Data provided:
————

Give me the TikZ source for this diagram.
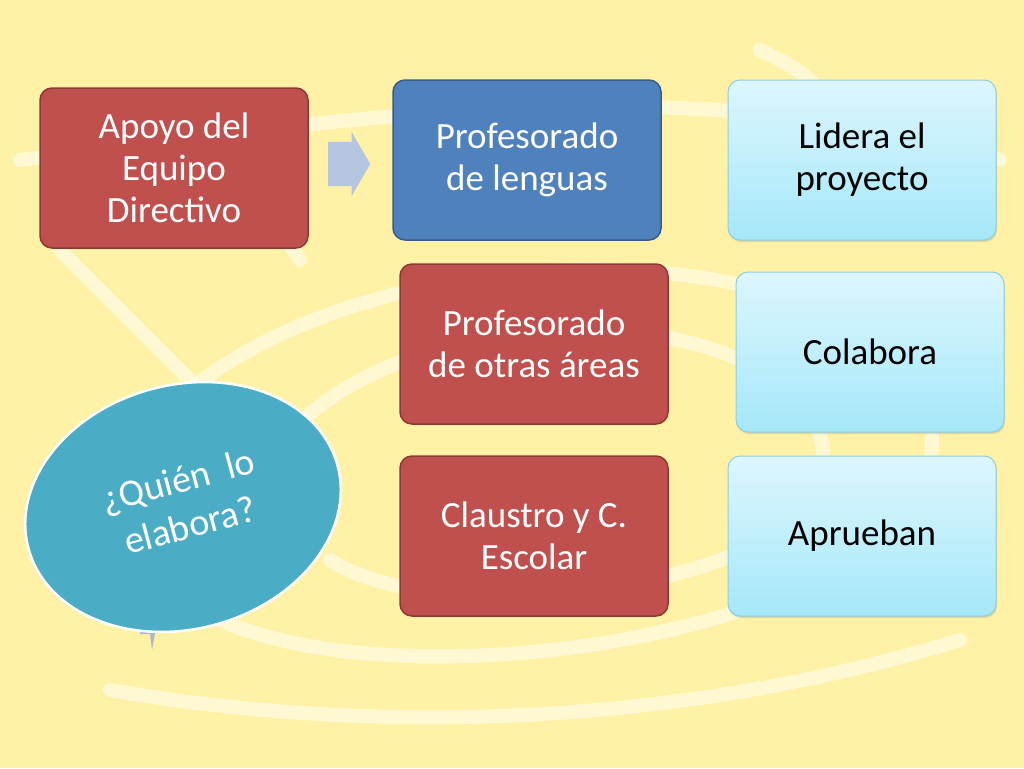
\documentclass[tikz,border=0pt]{standalone}
\usepackage{fontspec}
\setmainfont{Carlito}
\usetikzlibrary{shapes.arrows,shadows}
\definecolor{fondo}{HTML}{FFF2A6}
\definecolor{rojo}{HTML}{C0504D}
\definecolor{rojoborde}{HTML}{8C3836}
\definecolor{azul}{HTML}{4F81BD}
\definecolor{azulborde}{HTML}{385D8A}
\definecolor{celesteA}{HTML}{DDF6FD}
\definecolor{celesteB}{HTML}{A5E8FA}
\definecolor{celesteborde}{HTML}{8CCFDF}
\definecolor{turquesa}{HTML}{4BACC6}
\definecolor{flecha}{HTML}{B4C5E0}
\tikzset{
  caja/.style={rectangle, rounded corners=12pt, minimum width=268pt, minimum height=160pt,
    align=center, font=\fontsize{37}{42}\selectfont, line width=1.5pt, inner sep=2pt},
  cajaroja/.style={caja, fill=rojo, draw=rojoborde, text=white},
  cajaazul/.style={caja, fill=azul, draw=azulborde, text=white},
  cajaceleste/.style={caja, top color=celesteA, bottom color=celesteB, draw=celesteborde,
    line width=1pt, text=black, drop shadow={shadow xshift=1pt, shadow yshift=-2pt, opacity=0.25}},
  linea/.style={text=white, rotate=15, font=\fontsize{38}{44}\selectfont, inner sep=0pt},
  trazo/.style={white, line width=14pt, opacity=0.5, line cap=round}
}
\begin{document}
\begin{tikzpicture}[x=1pt, y=-1pt]
    \fill[fondo] (0,0) rectangle (1024,768);
    \useasboundingbox (0,0) rectangle (1024,768);

    % fondo de trazos
    \draw[trazo] (140,560) .. controls (60,420) and (300,280) .. (560,270)
      .. controls (860,260) and (1000,400) .. (900,520)
      .. controls (800,640) and (400,700) .. (220,620);
    \draw[trazo] (300,560) .. controls (180,460) and (380,320) .. (600,330)
      .. controls (800,340) and (880,450) .. (780,530)
      .. controls (680,600) and (420,620) .. (330,560);
    \draw[trazo] (60,250) .. controls (130,320) .. (230,420);
    \draw[trazo] (20,160) .. controls (400,110) and (700,70) .. (1000,160);
    \draw[trazo] (250,140) .. controls (260,200) .. (300,260);
    \draw[trazo] (760,50) .. controls (800,70) .. (830,100);
    \draw[trazo] (110,690) .. controls (400,740) and (700,720) .. (960,640);

    % cajas
    \node[cajaroja] (apoyo) at (174,168) {Apoyo del\\Equipo\\Directivo};
    \node[cajaazul] (lenguas) at (527,160) {Profesorado\\de lenguas};
    \node[cajaceleste] (lidera) at (862,160) {Lidera el\\proyecto};
    \node[cajaroja] (otras) at (534,344) {Profesorado\\de otras áreas};
    \node[cajaceleste] (colabora) at (870,352) {Colabora};
    \node[cajaroja] (claustro) at (534,536) {Claustro y C.\\Escolar};
    \node[cajaceleste] (aprueban) at (862,536) {Aprueban};

    \node[single arrow, fill=flecha, inner xsep=0pt, inner ysep=22pt, minimum height=42pt,
      single arrow head extend=10pt, single arrow tip angle=120, anchor=west] (paso) at (328,164) {};

    % pregunta
    \fill[flecha!80!gray] (140,628) -- (156,628) -- (152,650) -- (150,634) -- (140,634) -- cycle;
    \draw[fill=turquesa, draw=white, line width=2.5pt, rotate around={15:(183,507)}]
      (183,507) ellipse (160 and 122);
    \node[linea] (quien) at (179,483) {¿Quién~ lo};
    \node[linea] (elabora) at (190,525) {elabora?};
\end{tikzpicture}
\end{document}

————

What the exercise asks: Write out the listing above exactly as it stands, pictures excluded.

Response to the exercise:
Give me the TikZ source for this diagram.
\documentclass[tikz,border=0pt]{standalone}
\usepackage{fontspec}
\setmainfont{Carlito}
\usetikzlibrary{shapes.arrows,shadows}
\definecolor{fondo}{HTML}{FFF2A6}
\definecolor{rojo}{HTML}{C0504D}
\definecolor{rojoborde}{HTML}{8C3836}
\definecolor{azul}{HTML}{4F81BD}
\definecolor{azulborde}{HTML}{385D8A}
\definecolor{celesteA}{HTML}{DDF6FD}
\definecolor{celesteB}{HTML}{A5E8FA}
\definecolor{celesteborde}{HTML}{8CCFDF}
\definecolor{turquesa}{HTML}{4BACC6}
\definecolor{flecha}{HTML}{B4C5E0}
\tikzset{
  caja/.style={rectangle, rounded corners=12pt, minimum width=268pt, minimum height=160pt,
    align=center, font=\fontsize{37}{42}\selectfont, line width=1.5pt, inner sep=2pt},
  cajaroja/.style={caja, fill=rojo, draw=rojoborde, text=white},
  cajaazul/.style={caja, fill=azul, draw=azulborde, text=white},
  cajaceleste/.style={caja, top color=celesteA, bottom color=celesteB, draw=celesteborde,
    line width=1pt, text=black, drop shadow={shadow xshift=1pt, shadow yshift=-2pt, opacity=0.25}},
  linea/.style={text=white, rotate=15, font=\fontsize{38}{44}\selectfont, inner sep=0pt},
  trazo/.style={white, line width=14pt, opacity=0.5, line cap=round}
}
\begin{document}
\begin{tikzpicture}[x=1pt, y=-1pt]
    \fill[fondo] (0,0) rectangle (1024,768);
    \useasboundingbox (0,0) rectangle (1024,768);

    % fondo de trazos
    \draw[trazo] (140,560) .. controls (60,420) and (300,280) .. (560,270)
      .. controls (860,260) and (1000,400) .. (900,520)
      .. controls (800,640) and (400,700) .. (220,620);
    \draw[trazo] (300,560) .. controls (180,460) and (380,320) .. (600,330)
      .. controls (800,340) and (880,450) .. (780,530)
      .. controls (680,600) and (420,620) .. (330,560);
    \draw[trazo] (60,250) .. controls (130,320) .. (230,420);
    \draw[trazo] (20,160) .. controls (400,110) and (700,70) .. (1000,160);
    \draw[trazo] (250,140) .. controls (260,200) .. (300,260);
    \draw[trazo] (760,50) .. controls (800,70) .. (830,100);
    \draw[trazo] (110,690) .. controls (400,740) and (700,720) .. (960,640);

    % cajas
    \node[cajaroja] (apoyo) at (174,168) {Apoyo del\\Equipo\\Directivo};
    \node[cajaazul] (lenguas) at (527,160) {Profesorado\\de lenguas};
    \node[cajaceleste] (lidera) at (862,160) {Lidera el\\proyecto};
    \node[cajaroja] (otras) at (534,344) {Profesorado\\de otras áreas};
    \node[cajaceleste] (colabora) at (870,352) {Colabora};
    \node[cajaroja] (claustro) at (534,536) {Claustro y C.\\Escolar};
    \node[cajaceleste] (aprueban) at (862,536) {Aprueban};

    \node[single arrow, fill=flecha, inner xsep=0pt, inner ysep=22pt, minimum height=42pt,
      single arrow head extend=10pt, single arrow tip angle=120, anchor=west] (paso) at (328,164) {};

    % pregunta
    \fill[flecha!80!gray] (140,628) -- (156,628) -- (152,650) -- (150,634) -- (140,634) -- cycle;
    \draw[fill=turquesa, draw=white, line width=2.5pt, rotate around={15:(183,507)}]
      (183,507) ellipse (160 and 122);
    \node[linea] (quien) at (179,483) {¿Quién~ lo};
    \node[linea] (elabora) at (190,525) {elabora?};
\end{tikzpicture}
\end{document}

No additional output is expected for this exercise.